EXERCISE DETAILS:
Using the listing below, output only the lines from the one that contains "What matplotlib code" through the one that contains "ax.axis('off')", inclusive, exactly as given and without images.

SUPPLIED INFORMATION:

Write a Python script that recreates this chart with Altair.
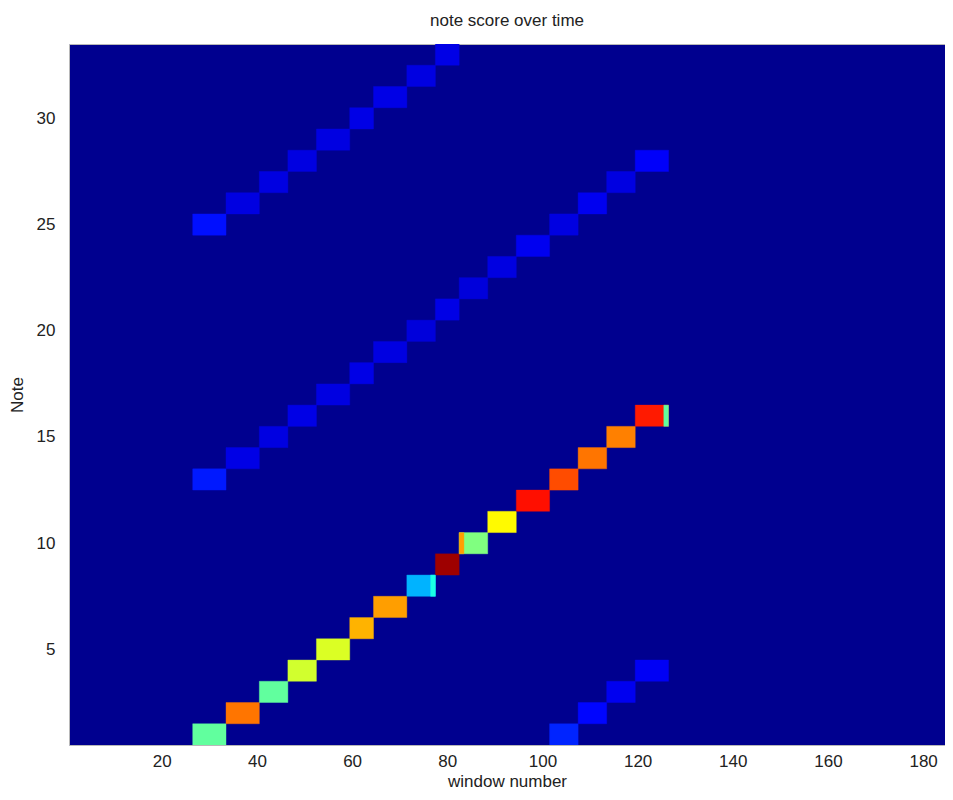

...

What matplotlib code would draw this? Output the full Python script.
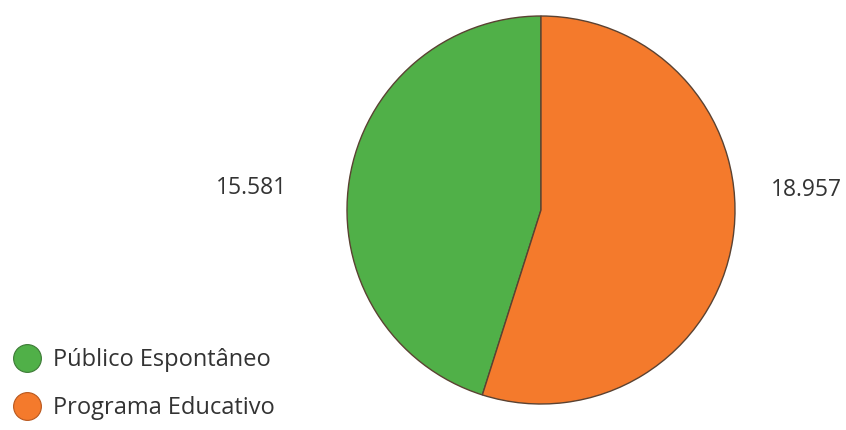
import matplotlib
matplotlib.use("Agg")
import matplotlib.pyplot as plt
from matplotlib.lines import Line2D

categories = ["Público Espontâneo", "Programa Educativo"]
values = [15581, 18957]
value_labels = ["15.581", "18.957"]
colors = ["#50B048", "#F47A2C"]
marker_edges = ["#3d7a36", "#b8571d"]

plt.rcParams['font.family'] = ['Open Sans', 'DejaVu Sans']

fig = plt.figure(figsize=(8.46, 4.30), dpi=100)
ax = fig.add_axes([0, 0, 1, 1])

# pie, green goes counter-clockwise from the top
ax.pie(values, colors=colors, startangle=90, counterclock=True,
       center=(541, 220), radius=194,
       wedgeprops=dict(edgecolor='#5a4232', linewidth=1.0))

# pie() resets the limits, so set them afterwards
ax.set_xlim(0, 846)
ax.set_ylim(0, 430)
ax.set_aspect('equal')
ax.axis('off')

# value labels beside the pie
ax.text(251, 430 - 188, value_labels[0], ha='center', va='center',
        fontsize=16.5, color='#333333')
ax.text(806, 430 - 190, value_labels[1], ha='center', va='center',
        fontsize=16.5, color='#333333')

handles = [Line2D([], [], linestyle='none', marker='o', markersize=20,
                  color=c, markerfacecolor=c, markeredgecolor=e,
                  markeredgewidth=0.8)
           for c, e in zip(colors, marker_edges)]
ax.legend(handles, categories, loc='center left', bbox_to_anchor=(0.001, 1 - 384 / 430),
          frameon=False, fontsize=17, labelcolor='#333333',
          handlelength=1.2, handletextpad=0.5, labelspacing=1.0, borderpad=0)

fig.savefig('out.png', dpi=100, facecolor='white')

--

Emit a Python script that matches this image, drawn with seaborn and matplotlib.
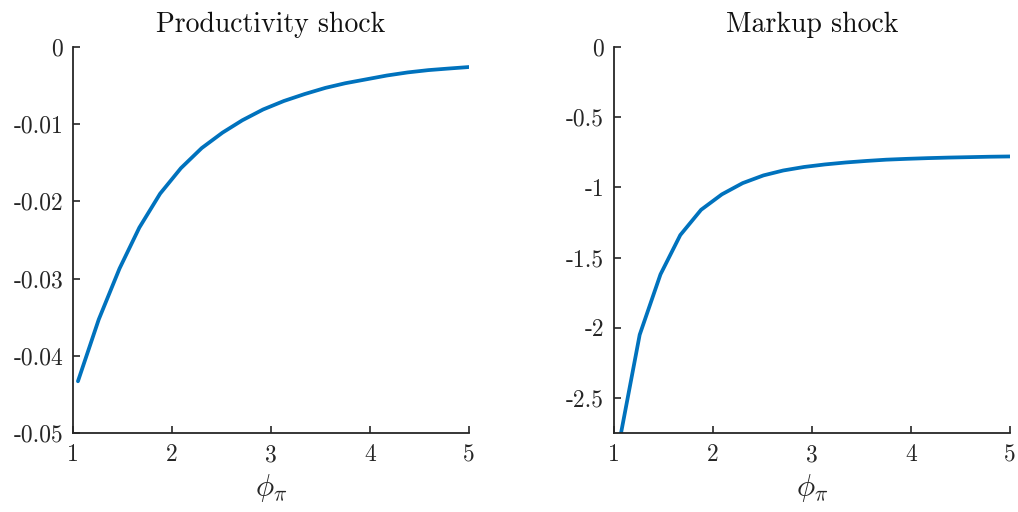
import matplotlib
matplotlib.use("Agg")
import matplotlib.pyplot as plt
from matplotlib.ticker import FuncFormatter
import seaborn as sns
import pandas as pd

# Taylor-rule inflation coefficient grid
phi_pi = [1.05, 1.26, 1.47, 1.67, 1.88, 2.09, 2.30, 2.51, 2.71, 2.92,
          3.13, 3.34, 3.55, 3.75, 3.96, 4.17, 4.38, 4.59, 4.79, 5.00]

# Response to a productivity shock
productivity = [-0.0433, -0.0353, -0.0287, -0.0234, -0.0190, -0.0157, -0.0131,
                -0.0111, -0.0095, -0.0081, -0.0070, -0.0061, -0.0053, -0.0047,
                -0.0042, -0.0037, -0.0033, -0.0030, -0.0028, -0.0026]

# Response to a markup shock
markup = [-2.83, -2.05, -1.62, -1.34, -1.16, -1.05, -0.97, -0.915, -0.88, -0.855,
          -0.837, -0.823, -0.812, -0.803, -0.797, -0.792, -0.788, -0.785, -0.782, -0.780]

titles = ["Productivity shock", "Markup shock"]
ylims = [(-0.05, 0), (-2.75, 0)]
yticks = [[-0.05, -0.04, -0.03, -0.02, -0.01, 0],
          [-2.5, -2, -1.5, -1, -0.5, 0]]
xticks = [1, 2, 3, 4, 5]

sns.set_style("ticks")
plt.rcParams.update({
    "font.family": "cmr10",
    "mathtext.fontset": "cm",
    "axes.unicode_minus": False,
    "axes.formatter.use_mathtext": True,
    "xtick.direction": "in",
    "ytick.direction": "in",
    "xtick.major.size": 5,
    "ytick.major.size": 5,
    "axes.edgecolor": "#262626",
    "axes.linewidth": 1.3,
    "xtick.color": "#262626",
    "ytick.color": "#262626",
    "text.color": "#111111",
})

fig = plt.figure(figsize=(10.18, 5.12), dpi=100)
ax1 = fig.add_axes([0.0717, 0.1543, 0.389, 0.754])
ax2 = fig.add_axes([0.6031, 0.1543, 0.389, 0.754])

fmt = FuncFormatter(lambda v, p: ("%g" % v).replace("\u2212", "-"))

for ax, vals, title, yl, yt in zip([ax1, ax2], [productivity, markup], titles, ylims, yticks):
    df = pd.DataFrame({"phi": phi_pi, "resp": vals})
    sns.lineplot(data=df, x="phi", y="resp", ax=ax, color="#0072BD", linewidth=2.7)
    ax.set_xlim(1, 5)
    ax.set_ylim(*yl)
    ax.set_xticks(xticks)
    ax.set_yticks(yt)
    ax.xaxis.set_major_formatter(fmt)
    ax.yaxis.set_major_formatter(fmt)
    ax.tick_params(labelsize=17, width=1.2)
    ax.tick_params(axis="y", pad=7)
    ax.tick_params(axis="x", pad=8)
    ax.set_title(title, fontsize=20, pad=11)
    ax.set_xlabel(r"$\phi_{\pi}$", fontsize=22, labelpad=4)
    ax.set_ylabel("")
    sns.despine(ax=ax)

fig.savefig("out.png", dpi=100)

FULL RESPONSE:
What matplotlib code would draw this? Output the full Python script.
import matplotlib
matplotlib.use("Agg")
import matplotlib.pyplot as plt
from matplotlib.lines import Line2D

categories = ["Público Espontâneo", "Programa Educativo"]
values = [15581, 18957]
value_labels = ["15.581", "18.957"]
colors = ["#50B048", "#F47A2C"]
marker_edges = ["#3d7a36", "#b8571d"]

plt.rcParams['font.family'] = ['Open Sans', 'DejaVu Sans']

fig = plt.figure(figsize=(8.46, 4.30), dpi=100)
ax = fig.add_axes([0, 0, 1, 1])

# pie, green goes counter-clockwise from the top
ax.pie(values, colors=colors, startangle=90, counterclock=True,
       center=(541, 220), radius=194,
       wedgeprops=dict(edgecolor='#5a4232', linewidth=1.0))

# pie() resets the limits, so set them afterwards
ax.set_xlim(0, 846)
ax.set_ylim(0, 430)
ax.set_aspect('equal')
ax.axis('off')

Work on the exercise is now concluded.